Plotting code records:
● ● ● ● ● ● ●

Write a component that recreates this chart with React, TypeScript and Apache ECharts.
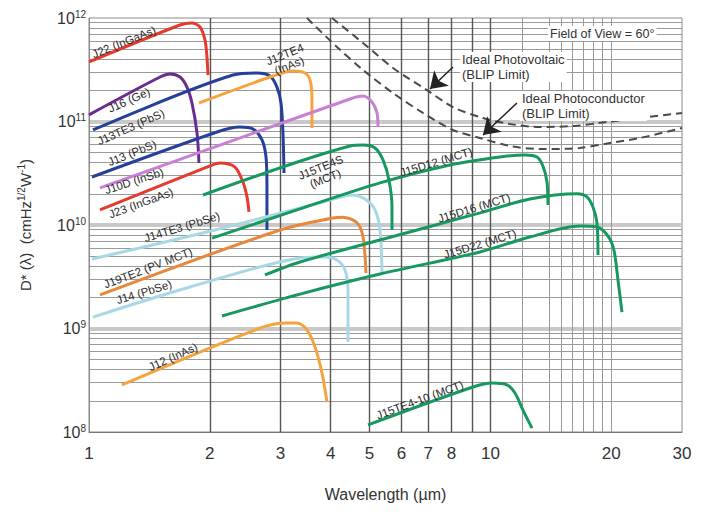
import React, { useEffect, useRef } from 'react';
import * as echarts from 'echarts';

const FONT = '"Liberation Sans", Arial, Helvetica, sans-serif';

// ---- axis ticks / grid ----
const xLabelTicks = [1, 2, 3, 4, 5, 6, 7, 8, 10, 20, 30];
const xMajorGrid = [2, 3, 4, 5, 6, 7, 8, 9, 10];
const xMinorGrid = [12, 14, 15, 16, 17, 18, 19, 20];
const yLabelTicks = [1e8, 1e9, 1e10, 1e11, 1e12];
const yDecadeGrid = [1e9, 1e10, 1e11];
const yMinorMantissa = [2, 3, 4, 5, 6, 7, 8, 9];
const yMinorDecades = [1e8, 1e9, 1e10, 1e11];

// ---- detector curves: [wavelength µm, D*] ----
const j22 = [[1.0, 3.76e11], [1.685, 8.56e11], [1.805, 8.95e11], [1.89, 8.18e11], [1.945, 6.13e11], [1.967, 4.2e11], [1.979, 2.81e11]];
const j16 = [[1.0, 1.16e11], [1.503, 2.69e11], [1.591, 2.88e11], [1.685, 2.69e11], [1.754, 2.15e11], [1.805, 1.51e11], [1.858, 7.74e10], [1.879, 3.97e10]];
const j13te3 = [[1.023, 8.28e10], [2.284, 2.81e11], [2.621, 2.94e11], [2.824, 2.75e11], [2.939, 2.15e11], [3.008, 1.51e11], [3.042, 7.74e10], [3.06, 3.18e10]];
const j12te4 = [[1.879, 1.51e11], [2.872, 2.75e11], [3.222, 3.08e11], [3.451, 2.94e11], [3.551, 2.52e11], [3.592, 1.72e11], [3.592, 8.65e10]];
const j13 = [[1.017, 2.91e10], [2.084, 7.92e10], [2.377, 8.85e10], [2.561, 8.47e10], [2.697, 6.63e10], [2.76, 4.54e10], [2.775, 2.33e10], [2.775, 8.95e9]];
const j10d = [[1.065, 2.28e10], [4.467, 1.65e11], [4.814, 1.76e11], [5.07, 1.54e11], [5.216, 1.21e11], [5.246, 8.85e10]];
const j23 = [[1.065, 1.4e10], [2.001, 3.72e10], [2.12, 3.97e10], [2.31, 3.63e10], [2.418, 2.6e10], [2.475, 1.87e10], [2.503, 1.34e10]];
const j15te4s = [[1.923, 1.95e10], [4.467, 5.8e10], [4.814, 5.93e10], [5.157, 5.55e10], [5.399, 4.25e10], [5.587, 2.72e10], [5.685, 1.49e10], [5.685, 8.95e9]];
const j14te3 = [[1.017, 4.69e9], [2.06, 8.95e9], [3.984, 1.74e10], [4.519, 1.95e10], [4.869, 1.78e10], [5.157, 1.4e10], [5.307, 8.95e9], [5.368, 3.44e9]];
const j19te2 = [[1.065, 2.11e9], [2.99, 8.95e9], [4.053, 1.17e10], [4.291, 1.19e10], [4.651, 1.05e10], [4.814, 7.66e9], [4.897, 3.44e9]];
const j14 = [[1.023, 1.29e9], [1.785, 2.52e9], [3.354, 4.8e9], [3.827, 4.91e9], [4.146, 4.59e9], [4.341, 3.67e9], [4.417, 2.36e9], [4.417, 7.41e8]];
const j12 = [[1.208, 2.85e8], [2.667, 1.01e9], [3.113, 1.13e9], [3.297, 1.13e9], [3.49, 9.68e8], [3.655, 6.63e8], [3.805, 3.72e8], [3.915, 1.95e8]];
const j15d12 = [[2.025, 7.48e9], [3.354, 1.43e10], [5.307, 2.55e10], [7.93, 3.8e10], [10.56, 4.54e10], [12.19, 4.75e10], [13.06, 4.54e10], [13.51, 3.72e10], [13.83, 2.6e10], [13.91, 1.56e10]];
const j15d16 = [[2.744, 3.29e9], [3.354, 4.39e9], [5.307, 7.16e9], [9.416, 1.31e10], [12.54, 1.78e10], [16.42, 2.0e10], [17.39, 1.87e10], [18.0, 1.49e10], [18.42, 1.05e10], [18.53, 5.13e9]];
const j15d22 = [[2.144, 1.32e9], [3.354, 2.15e9], [5.307, 3.36e9], [9.416, 5.49e9], [12.54, 7.66e9], [16.71, 9.78e9], [18.42, 9.57e9], [19.62, 7.83e9], [20.3, 5.73e9], [20.78, 2.94e9], [21.26, 1.44e9]];
const j15te410 = [[4.954, 1.17e8], [9.045, 2.72e8], [10.14, 2.97e8], [10.99, 2.85e8], [11.51, 2.38e8], [12.05, 1.63e8], [12.69, 1.09e8]];

// ---- ideal BLIP limits ----
const idealPV = [[4.03, 1e12], [4.814, 5.73e11], [5.72, 3.29e11], [6.946, 2.01e11], [8.066, 1.38e11], [9.579, 1.08e11], [11.18, 9.46e10], [13.28, 8.85e10], [16.23, 9.06e10], [19.51, 9.89e10], [23.57, 1.08e11], [30, 1.21e11]];
const idealPC = [[3.49, 1e12], [4.146, 5.25e11], [4.814, 3.15e11], [5.72, 1.88e11], [6.79, 1.21e11], [8.066, 8.28e10], [9.416, 6.93e10], [11.18, 5.8e10], [13.28, 5.42e10], [16.71, 5.55e10], [19.85, 6.2e10], [23.57, 6.93e10], [30, 8.65e10]];

const curveNames = ['J22 (InGaAs)', 'J16 (Ge)', 'J13TE3 (PbS)', 'J12TE4\n(InAs)', 'J13 (PbS)', 'J10D (InSb)', 'J23 (InGaAs)', 'J15TE4S\n(MCT)', 'J14TE3 (PbSe)', 'J19TE2 (PV MCT)', 'J14 (PbSe)', 'J12 (InAs)', 'J15D12 (MCT)', 'J15D16 (MCT)', 'J15D22 (MCT)', 'J15TE4-10 (MCT)'];
const curveData = [j22, j16, j13te3, j12te4, j13, j10d, j23, j15te4s, j14te3, j19te2, j14, j12, j15d12, j15d16, j15d22, j15te410];

// styles / label placement (kept apart from the data)
const RED = '#e63a2e', PURPLE = '#6a2d8f', BLUE = '#26409a', ORANGE = '#f4a33e', DORANGE = '#e8883a', ORCHID = '#c97fd4', LBLUE = '#a8d7e6', GREEN = '#17985f';
const curveColors = [RED, PURPLE, BLUE, ORANGE, BLUE, ORCHID, RED, GREEN, LBLUE, DORANGE, LBLUE, ORANGE, GREEN, GREEN, GREEN, GREEN];
const labelAnchors = [[1.222, 5.86e11], [1.258, 1.61e11], [1.272, 8.85e10], [3.113, 3.93e11], [1.28, 4.96e10], [1.295, 2.66e10], [1.347, 1.63e10], [3.827, 3.18e10], [1.704, 9.57e9], [1.403, 3.84e9], [1.371, 2.25e9], [1.619, 5.31e8], [7.32, 4.06e10], [9.1, 1.46e10], [9.416, 6.55e9], [6.67, 2.04e8]];
const labelRotations = [22, 24, 24, 22, 22, 18, 20, 22, 17, 21, 17, 24, 17, 17, 17, 20];

const pvArrow = [[8.066, 3.36e11], [7.07, 2.06e11]];
const pcArrow = [[11.64, 1.51e11], [9.579, 7.41e10]];

export default function App() {
  const ref = useRef<HTMLDivElement>(null);
  useEffect(() => {
    if (!ref.current) return;
    const chart = echarts.init(ref.current, null, { renderer: 'svg' });
    const yMinorGrid: number[] = [];
    yMinorDecades.forEach((d) => yMinorMantissa.forEach((m) => yMinorGrid.push(m * d)));

    const curveSeries = curveData.map((data, i) => ({
      type: 'line',
      name: curveNames[i],
      data,
      showSymbol: false,
      symbol: 'none',
      smooth: 0.3,
      z: 3,
      lineStyle: { color: curveColors[i], width: 3 },
      markPoint: {
        silent: true,
        symbol: 'rect',
        symbolSize: 1,
        itemStyle: { color: 'rgba(0,0,0,0)' },
        data: [{ coord: labelAnchors[i], value: 0 }],
        label: {
          show: true,
          position: 'inside',
          formatter: curveNames[i],
          rotate: labelRotations[i],
          color: '#2a2a2a',
          fontSize: 11.5,
          fontFamily: FONT,
          lineHeight: 12,
          align: 'center',
        },
      },
    }));

    const arrowLine = (pts: number[][]) => ({
      silent: true,
      symbol: ['none', 'arrow'],
      symbolSize: 16,
      label: { show: false },
      lineStyle: { type: 'solid', color: '#222', width: 1.5 },
      data: [[{ coord: pts[0] }, { coord: pts[1] }]],
    });

    const option: any = {
      animation: false,
      backgroundColor: '#fff',
      textStyle: { fontFamily: FONT },
      grid: { left: 89, right: 26, top: 18, bottom: 87, show: true, borderColor: '#8a8a8a', borderWidth: 1 },
      xAxis: [
        {
          type: 'log',
          min: 1,
          max: 30,
          position: 'bottom',
          name: 'Wavelength (µm)',
          nameLocation: 'middle',
          nameGap: 54,
          nameTextStyle: { fontSize: 16, color: '#333', fontFamily: FONT },
          axisLine: { show: true, lineStyle: { color: '#777', width: 1 } },
          axisTick: { show: false, customValues: xMajorGrid },
          axisLabel: { customValues: xLabelTicks, formatter: (v: number) => String(v), fontSize: 17, color: '#333', margin: 13, fontFamily: FONT },
          splitLine: { show: true, lineStyle: { color: '#555', width: 1.4 } },
        },
        {
          type: 'log',
          min: 1,
          max: 30,
          position: 'top',
          axisLine: { show: false },
          axisTick: { show: false, customValues: xMinorGrid },
          axisLabel: { show: false },
          splitLine: { show: true, lineStyle: { color: '#999', width: 1 } },
        },
      ],
      yAxis: [
        {
          type: 'log',
          min: 1e8,
          max: 1e12,
          position: 'left',
          name: '{n|D* (λ)  (cmHz}{s|1/2}{n|W}{s|-1}{n|)}',
          nameLocation: 'middle',
          nameRotate: 90,
          nameGap: 55,
          nameTextStyle: {
            rich: {
              n: { fontSize: 15, color: '#333', fontFamily: FONT, lineHeight: 18 },
              s: { fontSize: 10, color: '#333', fontFamily: FONT, lineHeight: 11, verticalAlign: 'top' },
            },
          },
          axisLine: { show: true, lineStyle: { color: '#888', width: 1 } },
          axisTick: { show: false, customValues: yDecadeGrid },
          axisLabel: {
            customValues: yLabelTicks,
            margin: 3,
            formatter: (v: number) => `{b|10}{s|${Math.round(Math.log10(v))}}`,
            rich: {
              b: { fontSize: 16, color: '#333', fontFamily: FONT, lineHeight: 18 },
              s: { fontSize: 10, color: '#333', fontFamily: FONT, lineHeight: 10, verticalAlign: 'top' },
            },
          },
          splitLine: { show: true, lineStyle: { color: '#c9c9c9', width: 4 } },
        },
        {
          type: 'log',
          min: 1e8,
          max: 1e12,
          position: 'right',
          axisLine: { show: false },
          axisTick: { show: false, customValues: yMinorGrid },
          axisLabel: { show: false },
          splitLine: { show: true, lineStyle: { color: '#9a9a9a', width: 1 } },
        },
      ],
      series: [
        ...curveSeries,
        {
          type: 'line',
          name: 'Ideal Photovoltaic (BLIP Limit)',
          data: idealPV,
          showSymbol: false,
          symbol: 'none',
          smooth: 0.3,
          z: 4,
          lineStyle: { color: '#4a4a4a', width: 2, type: [8, 5] },
          markLine: arrowLine(pvArrow),
        },
        {
          type: 'line',
          name: 'Ideal Photoconductor (BLIP Limit)',
          data: idealPC,
          showSymbol: false,
          symbol: 'none',
          smooth: 0.3,
          z: 4,
          lineStyle: { color: '#4a4a4a', width: 2, type: [8, 5] },
          markLine: arrowLine(pcArrow),
        },
      ],
      graphic: [
        {
          type: 'text', x: 548, y: 26, z: 10,
          style: { text: 'Field of View = 60°', fontSize: 12.5, fontFamily: FONT, fill: '#333', backgroundColor: '#fff', padding: [1, 2] },
        },
        {
          type: 'text', x: 460, y: 52, z: 10,
          style: { text: 'Ideal Photovoltaic\n(BLIP Limit)', fontSize: 13, lineHeight: 15, fontFamily: FONT, fill: '#333', backgroundColor: '#fff', padding: [0, 2] },
        },
        {
          type: 'text', x: 520, y: 91, z: 10,
          style: { text: 'Ideal Photoconductor\n(BLIP Limit)', fontSize: 13, lineHeight: 15, fontFamily: FONT, fill: '#333', backgroundColor: '#fff', padding: [0, 2] },
        },
      ],
    };
    chart.setOption(option);
    return () => chart.dispose();
  }, []);
  return <div ref={ref} style={{ position: 'fixed', left: 0, top: 0, width: 708, height: 519, background: '#fff' }} />;
}
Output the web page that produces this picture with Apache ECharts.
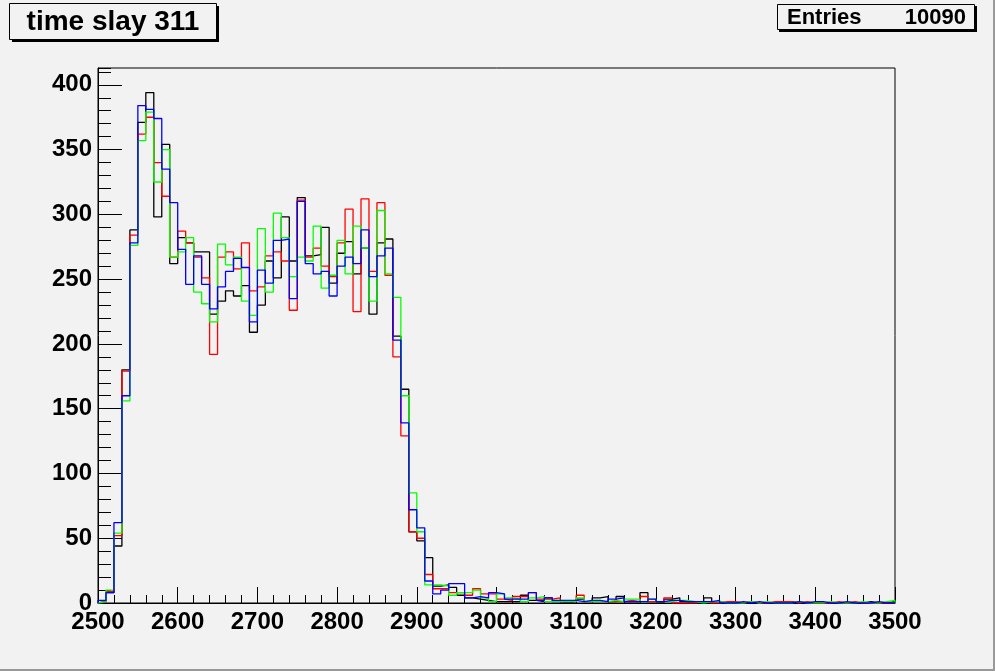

● ● ● ● ● ● ●

Pictures are excluded: retype only the lines from the beginning of the listing above through the line with "Arial, Helvetica, sans-serif';", both included.

## Solution to this exercise:
Write a component that recreates this chart with React, TypeScript and Apache ECharts.
import React, { useEffect, useRef } from 'react';
import * as echarts from 'echarts';

const FONT = '"Liberation Sans", Arial, Helvetica, sans-serif';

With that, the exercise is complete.